§ **Exercise task**: Pick out the lines below with "that" and list them.

§ **Data excerpt**:
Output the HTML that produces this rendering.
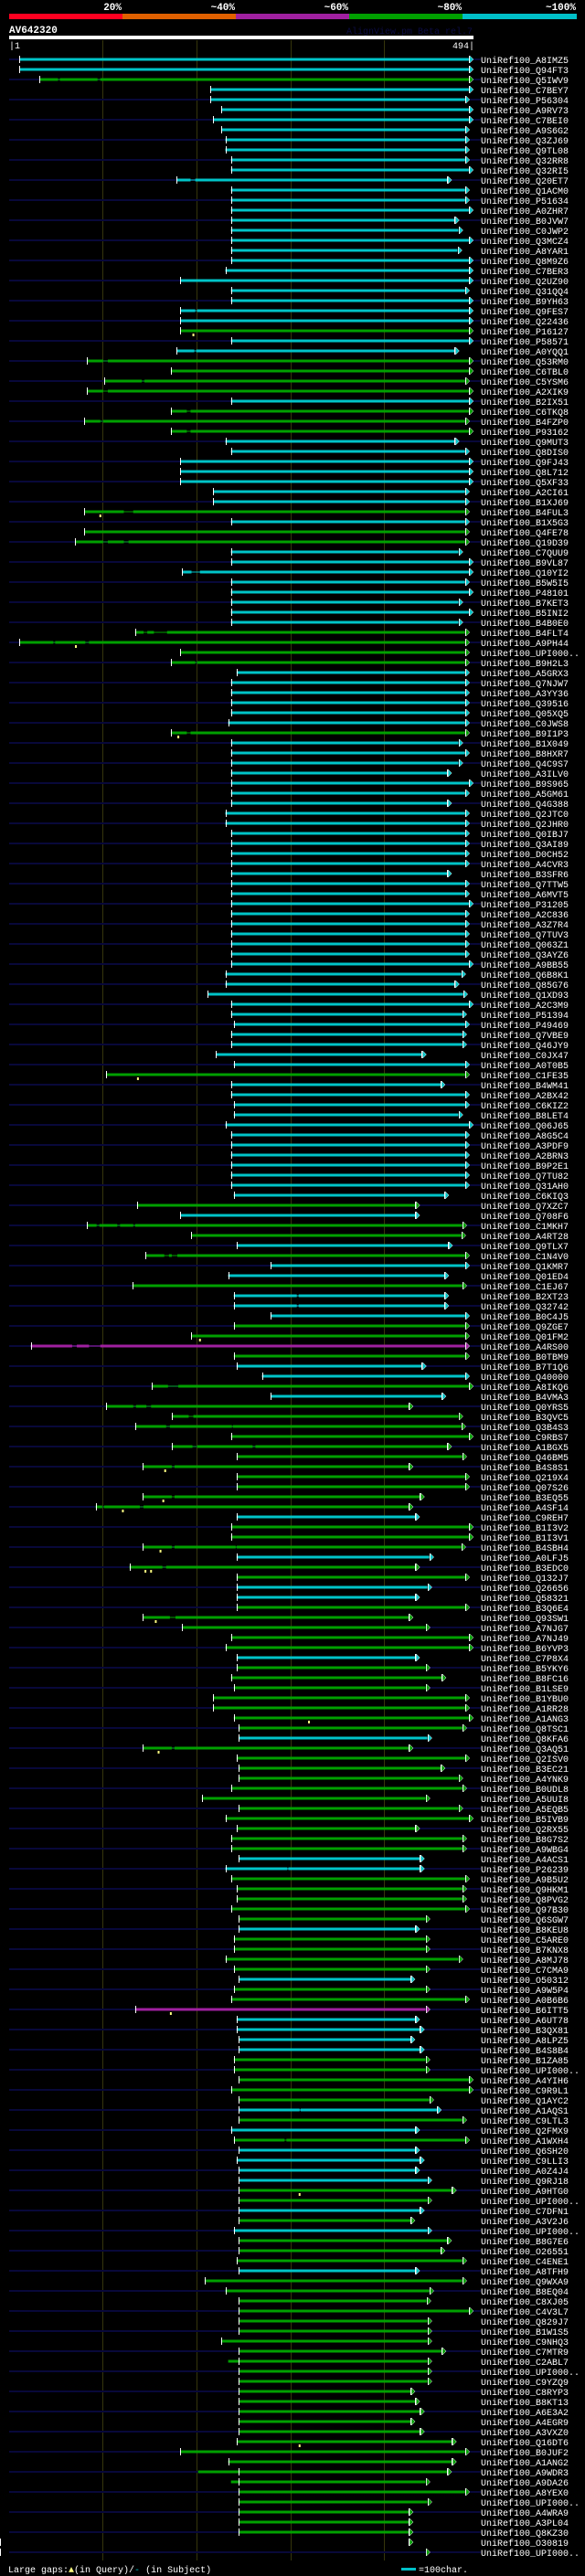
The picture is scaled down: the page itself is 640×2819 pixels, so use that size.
<!DOCTYPE html>
<html><head><meta charset="utf-8">
<style>
html,body{margin:0;padding:0;background:#000;}
body{width:640px;height:2819px;overflow:hidden;}
svg{display:block;}
text{font-family:"Liberation Mono","DejaVu Sans Mono",monospace;}
</style></head>
<body>
<svg id="chart" width="640" height="2819" viewBox="0 0 640 2819" xmlns="http://www.w3.org/2000/svg">
  <g>
    <rect x="10" y="15" width="124" height="6" fill="#ff0020"/>
    <rect x="134" y="15" width="124" height="6" fill="#e06000"/>
    <rect x="258" y="15" width="124" height="6" fill="#a020a0"/>
    <rect x="382" y="15" width="124" height="6" fill="#00a000"/>
    <rect x="506" y="15" width="125" height="6" fill="#00c0c8"/>
    <text x="133" y="11" fill="#fff" font-size="11" font-weight="bold" text-anchor="end">20%</text>
    <text x="257" y="11" fill="#fff" font-size="11" font-weight="bold" text-anchor="end">~40%</text>
    <text x="381" y="11" fill="#fff" font-size="11" font-weight="bold" text-anchor="end">~60%</text>
    <text x="505" y="11" fill="#fff" font-size="11" font-weight="bold" text-anchor="end">~80%</text>
    <text x="630" y="11" fill="#fff" font-size="11" font-weight="bold" text-anchor="end">~100%</text>
  </g>
  <text x="10" y="36" fill="#fff" font-size="11" font-weight="bold">AV642320</text>
  <text x="517" y="37" fill="#0c0c44" font-size="10" text-anchor="end">AlignView.pm Beta rel.7</text>
  <rect x="10" y="39" width="508" height="4" fill="#fff"/>
  <text x="10" y="53" fill="#fff" font-size="10">|1</text>
  <text x="519" y="53" fill="#fff" font-size="10" text-anchor="end">494|</text>
  <g id="grid"></g>
  <g id="rows"></g>
  <g>
    <text x="9" y="2815" fill="#fff" font-size="10">Large gaps:<tspan fill="#ffff80">▲</tspan>(in Query)/<tspan fill="#00c0c8">-</tspan> (in Subject)</text>
    <rect x="439" y="2810" width="16" height="3" fill="#00c0c8"/>
    <text x="458" y="2815" fill="#fff" font-size="10">=100char.</text>
  </g>
</svg>
<script>
const queryLength = 494;
const labels = ["A8IMZ5","Q94FT3","Q5IWV9","C7BEY7","P56304","A9RV73","C7BEI0","A9S6G2","Q3ZJ69","Q9TL08","Q32RR8","Q32RI5","Q20ET7","Q1ACM0","P51634","A0ZHR7","B0JVW7",
"C0JWP2","Q3MCZ4","A8YAR1","Q8M9Z6","C7BER3","Q2UZ90","Q31QQ4","B9YH63","Q9FES7","Q22436","P16127","P58571","A0YQQ1","Q53RM0","C6TBL0","C5YSM6","A2XIK9","B2IX51","C6TKQ8","B4FZP0","P93162","Q9MUT3","Q8DIS0","Q9FJ43","Q8L712","Q5XF33","A2CI61","B1XJ69","B4FUL3","B1X5G3","Q4FE78",
"Q19D39","C7QUU9","B9VL87","Q10YI2","B5W5I5","P48101","B7KET3","B5INI2","B4B0E0","B4FLT4","A9PH44","UPI000..","B9H2L3","A5GRX3","Q7NJW7","A3YY36","Q39516","Q05XQ5","C0JWS8","B9I1P3","B1X049","B8HXR7","Q4C9S7","A3ILV0","B9S965","A5GM61","Q4G388","Q2JTC0",
"Q2JHR0","Q0IBJ7","Q3AI89","D0CH52","A4CVR3","B3SFR6","Q7TTW5","A6MVT5","P31205","A2C836","A3Z7R4","Q7TUV3","Q063Z1","Q3AYZ6","A9BB55","Q6B8K1","Q85G76","Q1XD93","A2C3M9","P51394","P49469","Q7VBE9","Q46JY9","C0JX47","A0T0B5","C1FE35","B4WM41","A2BX42","C6KIZ2",
"B8LET4","Q06J65","A8G5C4","A3PDF9","A2BRN3","B9P2E1","Q7TU82","Q31AH0","C6KIQ3","Q7XZC7","Q708F6","C1MKH7","A4RT28","Q9TLX7","C1N4V0","Q1KMR7","Q01ED4","C1EJ67","B2XT23","Q32742","B0C4J5","Q9ZGE7","Q01FM2","A4RS00","B0TBM9","B7T1Q6","Q40000","A8IKQ6","B4VMA3",
"Q0YRS5","B3QVC5","Q3B4S3","C9RBS7","A1BGX5","Q46BM5","B4S8S1","Q219X4","Q07S26","B3EQ55","A4SF14","C9REH7","B1I3V2","B1I3V1","B4SBH4","A0LFJ5","B3EDC0","Q132J7","Q26656","Q58321","B3Q6E4","Q93SW1","A7NJG7","A7NJ49","B6YVP3","C7P8X4","B5YKY6","B8FC16",
"B1LSE9","B1YBU0","A1RR28","A1ANG3","Q8TSC1","Q8KFA6","Q3AQ51","Q2ISV0","B3EC21","A4YNK9","B0UDL8","A5UUI8","A5EQB5","B5IVB9","Q2RX55","B8G7S2","A9WBG4","A4ACS1","P26239","A9B5U2","Q9HKM1","Q8PVG2","Q97B30","Q6SGW7","B8KEU8","C5ARE0","B7KNX8","A8MJ78","C7CMA9",
"O50312","A9W5P4","A0B6B6","B6ITT5","A6UT78","B3QX81","A8LPZ5","B4S8B4","B1ZA85","UPI000..","A4YIH6","C9R9L1","Q1AYC2","A1AQS1","C9LTL3","Q2FMX9","A1WXH4","Q6SH20","C9LLI3","A0Z4J4","Q9RJ18","A9HTG0","UPI000..","C7DFN1","A3V2J6","UPI000..","B8G7E6","O26551","C4ENE1",
"A8TFH9","Q9WXA9","B8EQ04","C8XJ05","C4V3L7","Q829J7","B1W1S5","C9NHQ3","C7MTR9","C2ABL7","UPI000..","C9YZQ9","C8RYP3","B8KT13","A6E3A2","A4EGR9","A3VXZ0","Q16DT6","B0JUF2","A1ANG2","A9WDR3","A9DA26","A8YEX0","UPI000..","A4WRA9","A3PL04","Q8KZ30","O30819","UPI000.."];
const starts = [11,11,32,214,214,226,217,226,230,230,236,236,178,236,236,236,236,
236,236,236,236,230,182,236,236,182,182,182,236,178,83,172,101,83,236,172,80,172,230,236,182,182,182,217,217,80,236,80,
70,236,236,184,236,236,236,236,236,134,11,182,172,242,236,236,236,236,233,172,236,236,236,236,236,236,236,230,
230,236,236,236,236,236,236,236,236,236,236,236,236,236,236,230,230,211,236,236,239,236,236,220,239,103,236,236,239,
239,230,236,236,236,236,236,236,239,136,182,83,194,242,145,278,233,131,239,239,278,239,194,23,239,242,269,152,278,
103,173,134,236,173,242,142,242,242,142,92,242,236,236,142,242,128,242,242,242,242,142,184,236,230,242,242,236,
239,217,217,239,244,244,142,242,244,244,236,205,244,230,242,236,236,244,230,236,242,242,236,244,244,239,239,230,239,
244,239,236,134,242,242,244,244,239,239,244,236,244,244,244,236,239,244,242,244,244,244,244,244,244,239,244,
244,242,244,208,230,244,244,244,244,226,244,244,244,244,244,244,244,244,244,242,182,233,244,244,244,244,244,244,244];
const ends = [489,489,489,489,485,489,489,485,485,485,485,489,466,485,485,489,474,
478,489,477,489,489,489,485,489,489,489,489,489,474,489,489,485,489,489,489,485,489,474,485,489,489,489,485,485,485,485,485,
485,478,489,489,485,489,478,489,478,485,485,485,485,485,485,485,485,485,485,485,478,485,478,466,489,485,466,485,
485,485,485,485,485,466,485,485,489,485,485,485,485,485,489,481,474,483,489,482,485,482,482,439,485,485,459,485,485,
478,489,485,485,485,485,485,485,463,432,432,482,481,467,485,485,463,482,463,463,485,485,485,485,485,439,485,489,460,
425,478,481,489,466,482,425,485,485,437,425,432,489,489,481,447,432,485,445,432,485,425,443,489,489,432,443,460,
443,485,485,489,482,445,425,485,459,478,482,443,478,489,432,482,482,437,437,485,482,482,485,443,432,443,443,478,443,
427,443,485,443,432,437,427,437,443,443,489,489,447,455,482,432,485,432,437,432,445,471,445,437,427,445,466,459,482,
432,482,447,444,489,445,445,445,460,445,445,445,427,432,437,427,437,471,485,471,466,443,485,445,425,425,425,425,443];
const identityBlocks = [
 "ccgcccccccccccccc",
 "ccccccccccgccggggcgggcccccccgcg",
 "gccccccccggggccccccgcccccccc",
 "cccccccccccccccccccccccccgccc",
 "cccccccccgcggcgccgcccggmgccgc",
 "gggggggggggcgggcggccgggggcgg",
 "gggggcgggggggggggccgggggcgggg",
 "cggmccccgggggcgcgccccggcgcggg",
 "cgggggggggggggggggggggggggggg"
];
const identity = identityBlocks.join('');
const gaps = {2:[[52,54],[94,97]],12:[[193,198]],25:[[198,200]],29:[[197,199]],30:[[100,105]],32:[[141,144]],33:[[100,105]],35:[[189,193]],36:[[97,100]],37:[[189,193]],45:[[122,132]],
48:[[100,105],[122,127]],51:[[194,203]],57:[[143,147],[154,168]],58:[[47,49],[81,85]],60:[[198,200]],67:[[189,193]],
116:[[93,96],[115,118],[132,134]],119:[[165,170],[173,179]],123:[[306,308]],124:[[306,308]],128:[[67,72],[85,97]],132:[[169,180]],
134:[[132,135],[146,151]],135:[[191,196]],136:[[167,171],[237,238]],138:[[195,200],[259,262]],140:[[173,176]],143:[[173,176]],144:[[99,101],[139,143]],148:[[173,176],[241,242]],150:[[163,167]],155:[[171,177]],
168:[[173,176]],180:[[296,297]],204:[[309,310]],207:[[293,295]],229:[[230,233]],240:[[199,201]],241:[[234,236]]};
const queryInserts = {27:[196],45:[97],58:[71],67:[180],101:[137],127:[203],140:[166],143:[164],144:[121],148:[161],150:[145,151],155:[156],165:[319],168:[159],194:[172],212:[309],237:[309]};

const colorMap = {c:"#00c4c8", g:"#00a000", m:"#a020a0"};
const X0 = 10, PX = 508/queryLength;
function xScale(p){ return X0 + p*PX; }
function yRow(i){ return 65 + i*11; }
const NS = "http://www.w3.org/2000/svg";
function mk(tag, attrs, parent){ const e=document.createElementNS(NS,tag); for(const k in attrs) e.setAttribute(k,attrs[k]); parent.appendChild(e); return e; }

const grid = document.getElementById('grid');
for (let t=100; t<queryLength; t+=100){
  const gx = Math.round(xScale(t))-0.5;
  const l = mk('line',{x1:gx,x2:gx,y1:44,y2:2802,stroke:'#36360c','stroke-width':1},grid);
  
  
}

const rowsG = document.getElementById('rows');
for (let i=0;i<labels.length;i++){
  const y = yRow(i);
  const g = mk('g',{},rowsG);
  
  
  if (i%2===0){
    const bg = mk('rect',{x:10,y:y-1,width:516,height:2,fill:'#08083a'},g);
    
    
  }
  const col = colorMap[identity[i]] || colorMap.g;
  const s = starts[i], e = ends[i];
  const gl = (gaps[i]||[]).slice().sort((a,b)=>a[0]-b[0]);
  const thin = mk('rect',{x:xScale(s),y:y-0.5,width:xScale(e)-xScale(s),height:1,fill:col},g);
  
  
  let cur = s;
  const segs = [];
  for (const gp of gl){ segs.push([cur,gp[0]]); cur = gp[1]; }
  segs.push([cur,e]);
  for (const sg of segs){
    if (sg[1]<=sg[0]) continue;
    const r = mk('rect',{x:xScale(sg[0]),y:y-1.5,width:xScale(sg[1])-xScale(sg[0]),height:3,fill:col},g);
    
    
  }
  const st = mk('rect',{x:Math.round(xScale(s)),y:y-4,width:1,height:8,fill:'#fff'},g);
  
  
  const ex = xScale(e);
  const et = mk('rect',{x:Math.round(ex),y:y-4,width:1,height:8,fill:'#fff'},g);
  
  
  const ar = mk('polygon',{points:(ex+1)+','+(y-4)+' '+(ex+5)+','+y+' '+(ex+1)+','+(y+4),fill:col,stroke:'#fff','stroke-width':0.5},g);
  
  
  for (const q of (queryInserts[i]||[])){
    const m = mk('rect',{x:xScale(q)-1,y:y+3,width:2,height:3,fill:'#ffff80'},g);
    
    
  }
  const tx = mk('text',{x:526,y:y+4,fill:'#fff','font-size':10},g);
  tx.textContent = 'UniRef100_'+labels[i];
  
  
}
</script>
</body></html>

§ **Output of the task**:
Output the HTML that produces this rendering.
The picture is scaled down: the page itself is 640×2819 pixels, so use that size.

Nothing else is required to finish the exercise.